The players made the owners another offer last night.

There are a lot of moving parts in this negotiation. It can be hard to get your brain around what’s good for what side in each offer. It’s made even more complicated when, immediately after every offer everyone is spinning, with the side making the offer calling it reasonable and the side receiving it calling it laughable. Against that backdrop, it’s tempting to say that both sides are awful and neither side is acting in good faith.

That’s wrong, though. It’s very clear in this instance that only one side is trying to work toward an agreement while the other side is not. It’s very clear that the owners are negotiating in bad faith and that the players are attempting to compromise. It’s pretty simple to illustrate this:

The players are moving toward the owners in their offers. The owners’ offers — and their reported fallback option of simply imposing a 48-game season at prorated pay — may look slightly different because of the number of games or the specific details, but they are all calculated to get them to basically the same place: where, in the aggregate, they save about a billion dollars in salary over what was agreed to in March. And, of course, the owners are offering less baseball in every proposal.

In light of that, the negotiation looks a lot like this:

Owners: “We will give you 40 cents on the dollar.”

Players: “We would like 60 cents on the dollar.”

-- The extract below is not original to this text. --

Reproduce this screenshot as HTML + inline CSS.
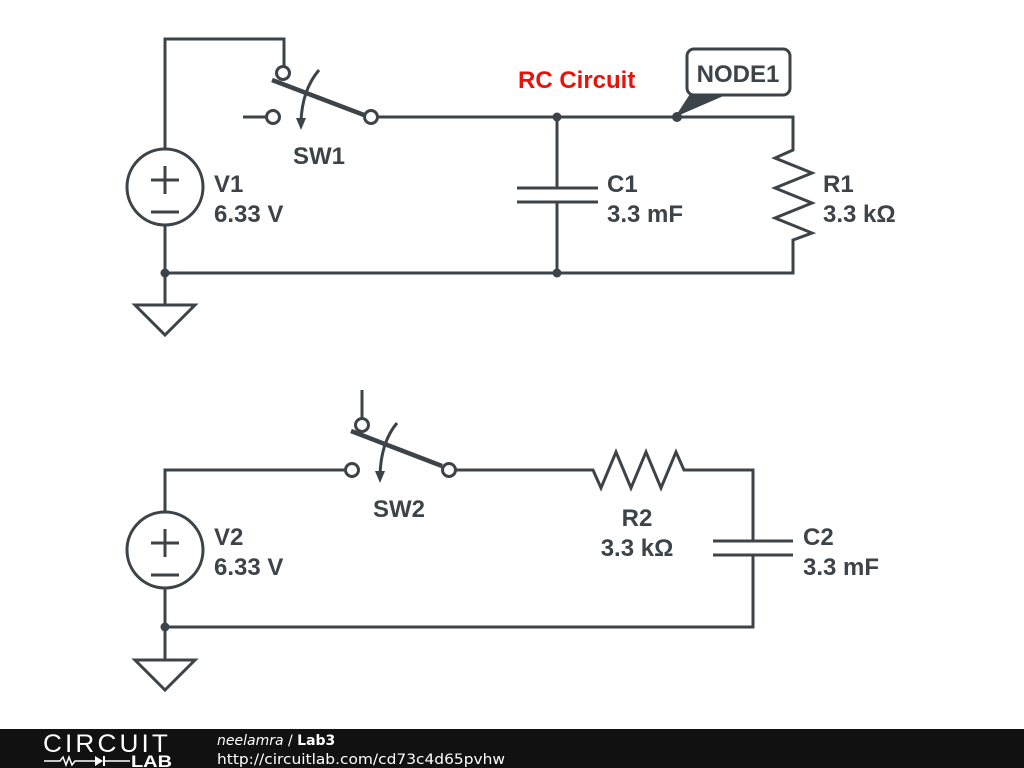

Owners: “No, but how about this, we will give you a quarter, a nickel, and a dime on the dollar.”

Players: “We’ll take 55 cents on the dollar.”

Owners: “No, but how about we give you three dimes and ten pennies on the dollar.”

Players: “We’ll take 50 cents on the dollar.”

Owners:

The owners don’t consider the union’s proposal to be moving the ball even a little. “They are not trying,” one person on the management side tells me.

— Jared Diamond (@jareddiamond) June 10, 2020

The owners proposals have not increased the amount of money they’d pay out. Not once. In fact, it’s even moving backwards. The players moves have reduced payout in each offer. Who isn’t moving? And why, given this dynamic, should the players even continue to engage the owners? How are they not, at this point, bidding against themselves?